►

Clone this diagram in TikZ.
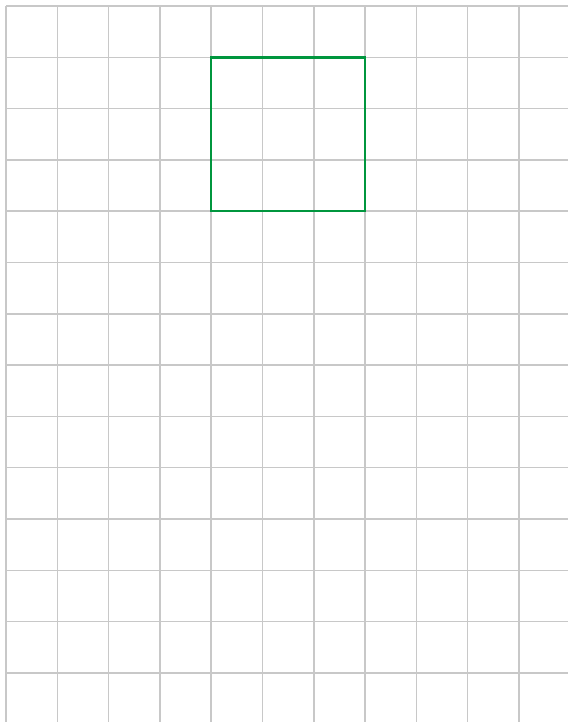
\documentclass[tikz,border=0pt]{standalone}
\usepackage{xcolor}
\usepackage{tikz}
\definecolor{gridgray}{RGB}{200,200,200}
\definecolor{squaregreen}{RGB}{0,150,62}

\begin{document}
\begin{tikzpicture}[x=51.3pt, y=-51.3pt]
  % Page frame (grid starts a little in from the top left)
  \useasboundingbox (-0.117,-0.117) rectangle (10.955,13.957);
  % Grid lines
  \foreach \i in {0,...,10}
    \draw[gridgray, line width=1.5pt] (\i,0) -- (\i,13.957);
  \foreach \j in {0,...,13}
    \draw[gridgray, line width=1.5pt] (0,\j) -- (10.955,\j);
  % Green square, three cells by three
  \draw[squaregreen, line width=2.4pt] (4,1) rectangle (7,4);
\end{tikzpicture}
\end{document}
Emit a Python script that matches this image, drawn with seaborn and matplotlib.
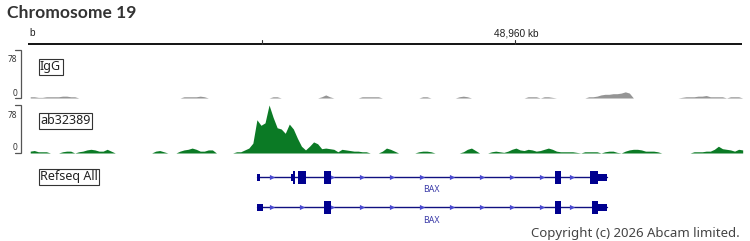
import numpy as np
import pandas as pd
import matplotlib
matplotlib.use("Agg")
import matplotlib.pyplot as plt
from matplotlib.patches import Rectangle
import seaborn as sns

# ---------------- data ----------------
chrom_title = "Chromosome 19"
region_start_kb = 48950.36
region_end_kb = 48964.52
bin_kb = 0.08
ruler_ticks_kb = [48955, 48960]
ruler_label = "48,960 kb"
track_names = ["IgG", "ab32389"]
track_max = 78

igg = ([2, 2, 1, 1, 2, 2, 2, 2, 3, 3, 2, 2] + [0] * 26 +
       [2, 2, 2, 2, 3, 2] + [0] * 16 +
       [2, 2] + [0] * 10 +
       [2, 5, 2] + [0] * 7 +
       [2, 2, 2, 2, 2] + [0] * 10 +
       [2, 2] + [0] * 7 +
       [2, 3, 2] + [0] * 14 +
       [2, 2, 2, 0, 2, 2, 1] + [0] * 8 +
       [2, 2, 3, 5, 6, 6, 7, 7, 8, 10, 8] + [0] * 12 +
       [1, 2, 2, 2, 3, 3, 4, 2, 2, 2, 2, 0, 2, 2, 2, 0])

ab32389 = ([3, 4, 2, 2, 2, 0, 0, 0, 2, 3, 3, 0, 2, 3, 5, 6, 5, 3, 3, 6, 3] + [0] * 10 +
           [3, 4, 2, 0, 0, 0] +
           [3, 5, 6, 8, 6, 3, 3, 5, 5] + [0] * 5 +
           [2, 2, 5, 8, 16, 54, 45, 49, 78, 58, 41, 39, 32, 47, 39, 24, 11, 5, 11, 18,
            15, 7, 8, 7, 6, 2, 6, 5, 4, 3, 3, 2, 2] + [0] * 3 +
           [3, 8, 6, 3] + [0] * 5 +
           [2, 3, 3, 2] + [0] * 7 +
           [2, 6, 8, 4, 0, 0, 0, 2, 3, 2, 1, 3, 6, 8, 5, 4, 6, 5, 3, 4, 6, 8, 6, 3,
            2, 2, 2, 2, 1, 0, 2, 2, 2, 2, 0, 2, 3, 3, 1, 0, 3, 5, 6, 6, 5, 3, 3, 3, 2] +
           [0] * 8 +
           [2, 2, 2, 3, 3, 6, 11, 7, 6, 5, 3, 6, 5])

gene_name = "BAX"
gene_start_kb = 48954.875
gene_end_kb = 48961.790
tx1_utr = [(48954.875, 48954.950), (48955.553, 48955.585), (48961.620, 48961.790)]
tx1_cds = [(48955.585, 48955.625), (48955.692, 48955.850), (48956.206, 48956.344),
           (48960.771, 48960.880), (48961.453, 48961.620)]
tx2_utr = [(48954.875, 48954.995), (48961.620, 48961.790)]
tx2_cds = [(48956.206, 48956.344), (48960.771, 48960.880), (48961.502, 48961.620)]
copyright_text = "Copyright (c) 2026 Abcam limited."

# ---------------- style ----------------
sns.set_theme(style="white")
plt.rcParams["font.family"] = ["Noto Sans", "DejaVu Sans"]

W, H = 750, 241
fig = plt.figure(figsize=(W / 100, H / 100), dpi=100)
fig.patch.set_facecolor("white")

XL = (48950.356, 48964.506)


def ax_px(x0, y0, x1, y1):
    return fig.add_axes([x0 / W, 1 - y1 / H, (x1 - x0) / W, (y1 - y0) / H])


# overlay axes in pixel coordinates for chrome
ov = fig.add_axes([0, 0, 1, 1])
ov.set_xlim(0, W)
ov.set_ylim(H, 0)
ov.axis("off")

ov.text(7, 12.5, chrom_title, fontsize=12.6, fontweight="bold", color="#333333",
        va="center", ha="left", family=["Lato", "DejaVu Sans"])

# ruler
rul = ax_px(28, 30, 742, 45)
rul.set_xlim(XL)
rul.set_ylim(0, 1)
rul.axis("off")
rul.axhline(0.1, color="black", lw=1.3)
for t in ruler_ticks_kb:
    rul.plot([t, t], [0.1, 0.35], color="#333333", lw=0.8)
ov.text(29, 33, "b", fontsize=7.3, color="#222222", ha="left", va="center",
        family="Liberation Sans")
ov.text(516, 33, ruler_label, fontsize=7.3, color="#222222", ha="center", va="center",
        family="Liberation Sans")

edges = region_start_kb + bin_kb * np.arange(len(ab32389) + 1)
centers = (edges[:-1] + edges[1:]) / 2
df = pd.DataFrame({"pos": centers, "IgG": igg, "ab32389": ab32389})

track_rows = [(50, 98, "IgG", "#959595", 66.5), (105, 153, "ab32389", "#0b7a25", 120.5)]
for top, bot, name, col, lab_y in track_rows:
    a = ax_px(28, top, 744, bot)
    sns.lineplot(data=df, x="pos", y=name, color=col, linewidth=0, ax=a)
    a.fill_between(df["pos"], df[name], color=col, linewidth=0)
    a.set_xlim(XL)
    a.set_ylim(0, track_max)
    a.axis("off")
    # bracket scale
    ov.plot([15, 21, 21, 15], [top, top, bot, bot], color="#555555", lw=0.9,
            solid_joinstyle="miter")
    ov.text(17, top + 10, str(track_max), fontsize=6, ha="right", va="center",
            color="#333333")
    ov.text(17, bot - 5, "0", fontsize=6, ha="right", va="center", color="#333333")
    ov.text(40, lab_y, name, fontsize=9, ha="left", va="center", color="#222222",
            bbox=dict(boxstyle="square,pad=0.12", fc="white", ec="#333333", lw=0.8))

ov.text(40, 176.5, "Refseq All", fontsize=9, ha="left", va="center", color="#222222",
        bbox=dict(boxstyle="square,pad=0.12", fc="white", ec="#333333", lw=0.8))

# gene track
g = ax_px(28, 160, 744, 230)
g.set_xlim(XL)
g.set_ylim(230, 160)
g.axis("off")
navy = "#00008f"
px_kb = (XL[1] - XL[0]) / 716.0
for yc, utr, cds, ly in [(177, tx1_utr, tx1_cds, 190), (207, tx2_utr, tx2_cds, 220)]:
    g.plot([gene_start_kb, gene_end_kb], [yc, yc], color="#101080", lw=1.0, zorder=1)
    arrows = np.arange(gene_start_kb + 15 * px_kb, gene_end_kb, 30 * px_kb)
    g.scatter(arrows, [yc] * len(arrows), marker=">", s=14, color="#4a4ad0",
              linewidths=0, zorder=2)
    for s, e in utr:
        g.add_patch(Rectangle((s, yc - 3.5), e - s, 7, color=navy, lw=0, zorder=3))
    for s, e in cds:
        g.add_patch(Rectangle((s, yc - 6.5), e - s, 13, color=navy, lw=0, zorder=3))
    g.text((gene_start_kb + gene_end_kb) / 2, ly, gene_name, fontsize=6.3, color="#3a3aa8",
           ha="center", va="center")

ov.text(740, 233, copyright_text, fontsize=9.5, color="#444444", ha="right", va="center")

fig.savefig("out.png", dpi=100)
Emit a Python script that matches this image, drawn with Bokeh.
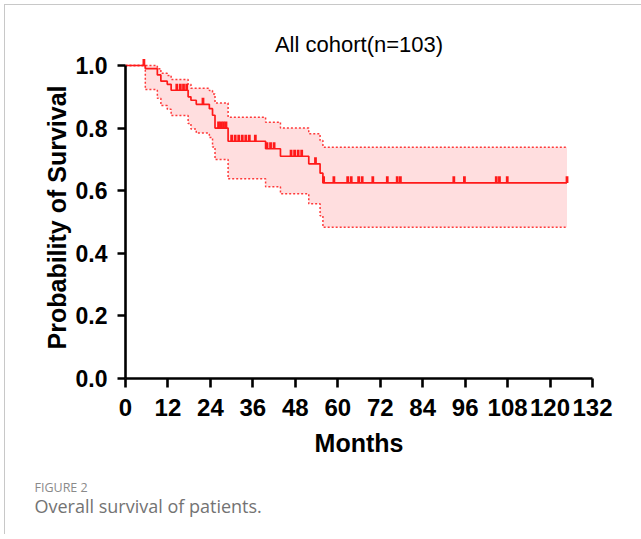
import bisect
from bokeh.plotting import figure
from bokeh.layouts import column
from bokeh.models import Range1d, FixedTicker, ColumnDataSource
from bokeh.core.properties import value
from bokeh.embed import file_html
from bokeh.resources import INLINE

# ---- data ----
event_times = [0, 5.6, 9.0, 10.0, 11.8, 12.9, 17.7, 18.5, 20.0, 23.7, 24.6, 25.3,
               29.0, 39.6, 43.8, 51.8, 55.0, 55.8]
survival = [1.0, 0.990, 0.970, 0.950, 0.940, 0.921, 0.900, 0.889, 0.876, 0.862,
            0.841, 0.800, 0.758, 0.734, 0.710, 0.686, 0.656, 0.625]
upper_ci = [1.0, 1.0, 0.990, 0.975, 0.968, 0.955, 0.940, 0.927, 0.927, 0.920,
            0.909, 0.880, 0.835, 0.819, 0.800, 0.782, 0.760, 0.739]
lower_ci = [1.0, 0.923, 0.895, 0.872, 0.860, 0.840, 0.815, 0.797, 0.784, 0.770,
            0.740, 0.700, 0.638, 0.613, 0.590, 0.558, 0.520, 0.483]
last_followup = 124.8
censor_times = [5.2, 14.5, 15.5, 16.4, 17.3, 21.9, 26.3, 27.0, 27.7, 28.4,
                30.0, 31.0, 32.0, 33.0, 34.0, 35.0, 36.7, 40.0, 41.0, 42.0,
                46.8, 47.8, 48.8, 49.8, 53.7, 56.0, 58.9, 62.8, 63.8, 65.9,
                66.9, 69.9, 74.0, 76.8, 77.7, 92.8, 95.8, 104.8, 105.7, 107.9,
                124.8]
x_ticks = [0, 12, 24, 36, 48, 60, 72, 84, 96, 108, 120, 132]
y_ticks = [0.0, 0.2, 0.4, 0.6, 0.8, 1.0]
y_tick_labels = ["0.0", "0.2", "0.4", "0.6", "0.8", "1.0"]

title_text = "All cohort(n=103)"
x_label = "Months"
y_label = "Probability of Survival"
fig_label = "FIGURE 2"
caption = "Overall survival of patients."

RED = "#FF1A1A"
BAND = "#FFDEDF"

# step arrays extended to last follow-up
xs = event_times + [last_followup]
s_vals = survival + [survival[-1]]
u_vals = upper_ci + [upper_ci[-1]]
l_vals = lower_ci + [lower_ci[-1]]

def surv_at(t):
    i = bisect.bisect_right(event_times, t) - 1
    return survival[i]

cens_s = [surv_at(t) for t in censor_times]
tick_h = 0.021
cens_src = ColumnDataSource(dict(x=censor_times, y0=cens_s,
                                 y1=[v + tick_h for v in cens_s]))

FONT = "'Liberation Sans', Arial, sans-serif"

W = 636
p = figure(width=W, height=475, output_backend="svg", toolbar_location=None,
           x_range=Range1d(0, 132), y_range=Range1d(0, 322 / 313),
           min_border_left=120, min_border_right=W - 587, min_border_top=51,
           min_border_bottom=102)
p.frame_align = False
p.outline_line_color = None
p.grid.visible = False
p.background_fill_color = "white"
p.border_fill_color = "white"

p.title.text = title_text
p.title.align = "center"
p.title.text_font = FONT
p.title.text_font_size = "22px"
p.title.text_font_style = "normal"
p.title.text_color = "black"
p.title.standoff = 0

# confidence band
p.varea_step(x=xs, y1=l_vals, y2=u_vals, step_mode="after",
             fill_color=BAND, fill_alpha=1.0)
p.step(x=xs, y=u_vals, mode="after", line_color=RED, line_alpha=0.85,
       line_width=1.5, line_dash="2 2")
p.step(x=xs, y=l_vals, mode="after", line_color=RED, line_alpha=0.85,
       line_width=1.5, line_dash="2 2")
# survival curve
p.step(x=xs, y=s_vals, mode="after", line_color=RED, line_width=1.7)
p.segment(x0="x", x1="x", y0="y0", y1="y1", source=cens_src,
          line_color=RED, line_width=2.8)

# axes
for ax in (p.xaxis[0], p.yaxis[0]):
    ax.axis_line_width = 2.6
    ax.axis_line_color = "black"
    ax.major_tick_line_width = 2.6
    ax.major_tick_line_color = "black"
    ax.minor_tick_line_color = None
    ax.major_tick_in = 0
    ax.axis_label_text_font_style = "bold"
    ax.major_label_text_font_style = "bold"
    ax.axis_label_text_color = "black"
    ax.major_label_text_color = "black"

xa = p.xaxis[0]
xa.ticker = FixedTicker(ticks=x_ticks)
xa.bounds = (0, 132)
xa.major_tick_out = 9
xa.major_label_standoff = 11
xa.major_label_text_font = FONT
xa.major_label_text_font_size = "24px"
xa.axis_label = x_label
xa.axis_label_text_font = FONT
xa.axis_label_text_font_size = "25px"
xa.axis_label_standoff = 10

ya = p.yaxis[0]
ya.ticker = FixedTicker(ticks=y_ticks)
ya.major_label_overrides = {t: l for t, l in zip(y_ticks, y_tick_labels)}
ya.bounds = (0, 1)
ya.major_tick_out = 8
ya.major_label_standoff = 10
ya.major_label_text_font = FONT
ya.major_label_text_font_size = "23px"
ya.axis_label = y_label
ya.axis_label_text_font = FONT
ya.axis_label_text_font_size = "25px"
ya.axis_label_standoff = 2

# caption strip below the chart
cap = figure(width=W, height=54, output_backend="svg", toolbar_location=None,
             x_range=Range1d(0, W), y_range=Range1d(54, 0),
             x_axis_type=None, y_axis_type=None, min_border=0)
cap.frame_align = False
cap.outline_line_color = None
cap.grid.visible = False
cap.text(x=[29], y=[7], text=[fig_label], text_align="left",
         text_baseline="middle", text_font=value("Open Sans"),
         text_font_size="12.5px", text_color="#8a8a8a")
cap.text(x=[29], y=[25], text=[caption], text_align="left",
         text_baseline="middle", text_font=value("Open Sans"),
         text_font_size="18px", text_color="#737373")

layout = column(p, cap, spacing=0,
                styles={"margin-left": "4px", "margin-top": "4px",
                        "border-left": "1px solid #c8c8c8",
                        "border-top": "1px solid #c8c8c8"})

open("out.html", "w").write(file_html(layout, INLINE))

◄

GIVEN EXERCISE: Extract the part of the records that opens with the line containing "Emit a Python script that matches this image, drawn with seaborn" and closes with the line containing "track_max = 78". Take only those lines, exactly, and no pictures.

FULL RESPONSE:
Emit a Python script that matches this image, drawn with seaborn and matplotlib.
import numpy as np
import pandas as pd
import matplotlib
matplotlib.use("Agg")
import matplotlib.pyplot as plt
from matplotlib.patches import Rectangle
import seaborn as sns

# ---------------- data ----------------
chrom_title = "Chromosome 19"
region_start_kb = 48950.36
region_end_kb = 48964.52
bin_kb = 0.08
ruler_ticks_kb = [48955, 48960]
ruler_label = "48,960 kb"
track_names = ["IgG", "ab32389"]
track_max = 78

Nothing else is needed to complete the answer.